Mick Ryan, a retired Australian army major general and a fellow at the Lowy Institute, a research group, said one objective may be to boost morale in the Ukrainian population. “Given the past eight months of defensive operations, constant aerial attacks on infrastructure and ongoing power shortages, the will of the people will be at the forefront of the Ukrainian government’s considerations about the trajectory of the war,” he said.

A map of the battlefield by the Black Bird Group, a Finland-based organization that analyzes images from the battlefield, shows that Ukrainian troops have gained about 100 square miles of Russian territory since the beginning of the attack, although it remains unclear whether they have secured control of all of it. They have advanced past two lines of Russian defenses.

In particular, the Ukrainian army has entered Sudzha, a small town of about 6,000 people 6 miles from the Ukrainian-Russian border. Ukrainian troops today claimed in a video that the town was under their control. The claim could not be independently verified.

Emil Kastehelmi, an analyst from the Black Bird Group, wrote on social media that some Ukrainian units appeared to be conducting probing raids farther north in the direction Lgov, a town about 50 miles from the border, in what appears to be a test of Russian defenses.

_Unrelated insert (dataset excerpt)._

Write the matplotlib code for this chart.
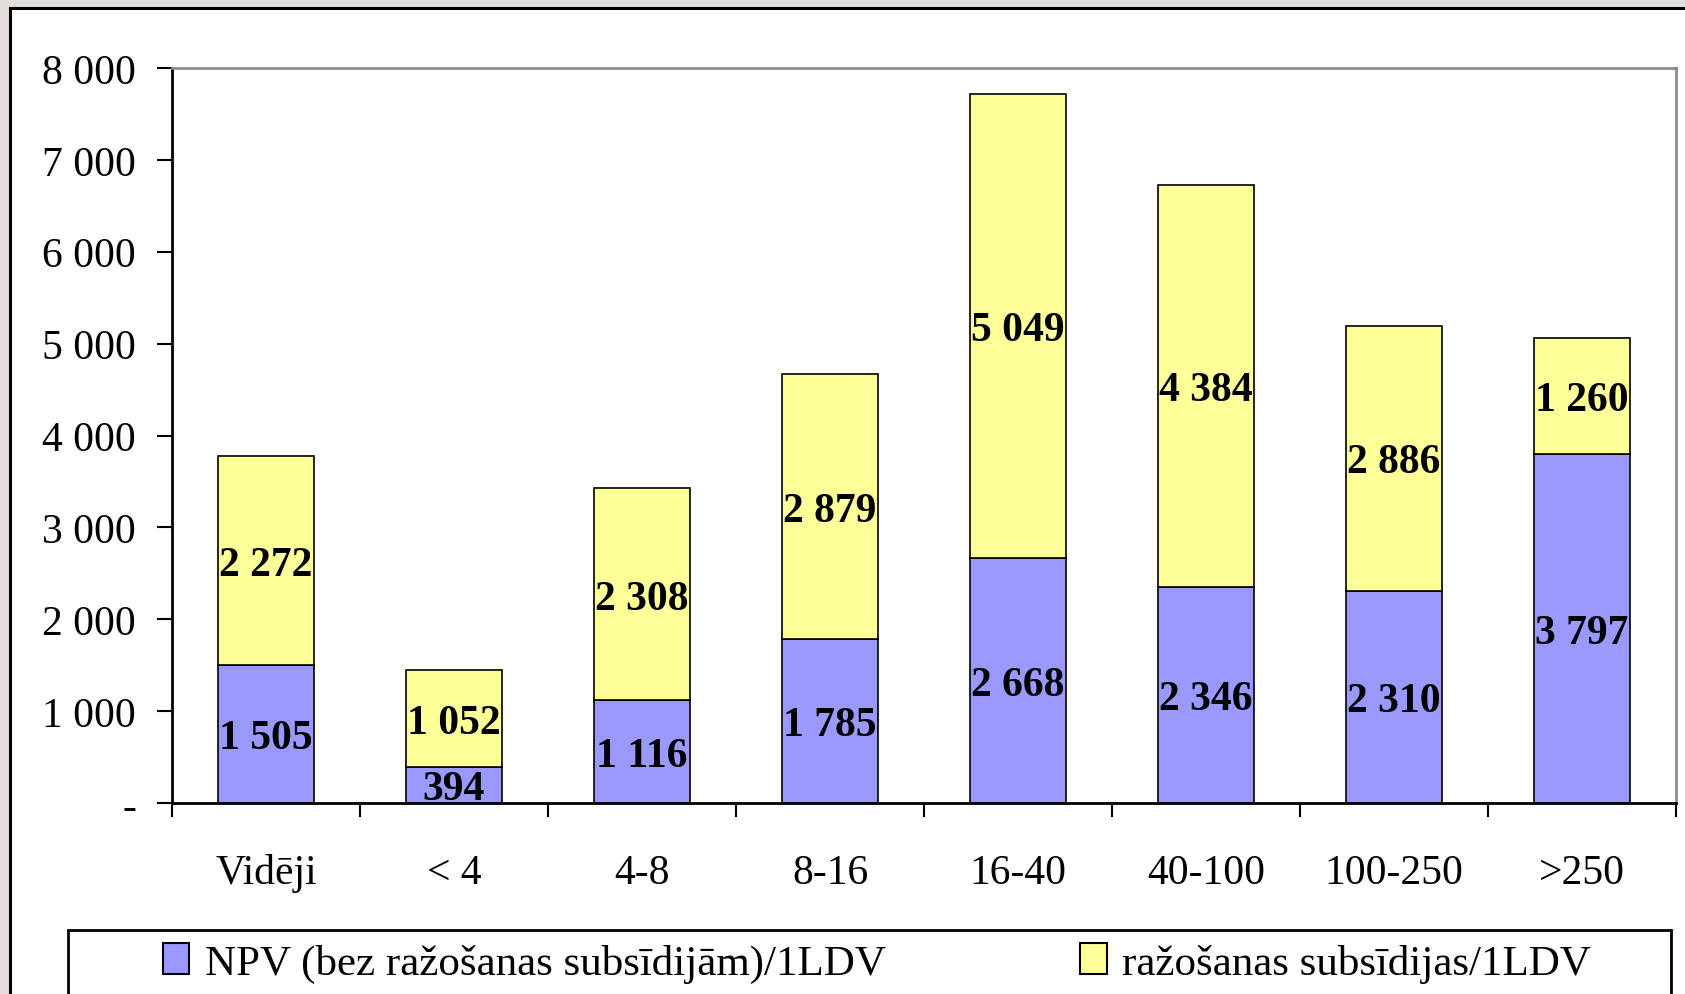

A video posted on social media this morning and verified by The New York Times showed a column of destroyed Russian military vehicles just east of Rylsk, a Russian town west of the border area captured by Ukraine.

It remains to be seen whether Ukraine will try to push farther into Russian territory to solidify control over the area it has captured, or retreat after a few days, as has happened in previous, smaller-scale cross-border raids.

Kastehelmi said Ukraine could not continue farther north without widening its flanks and exposing itself to Russian counterattacks. “Time is also running against Ukrainians,” he wrote. “Russians won’t be disorganized forever.”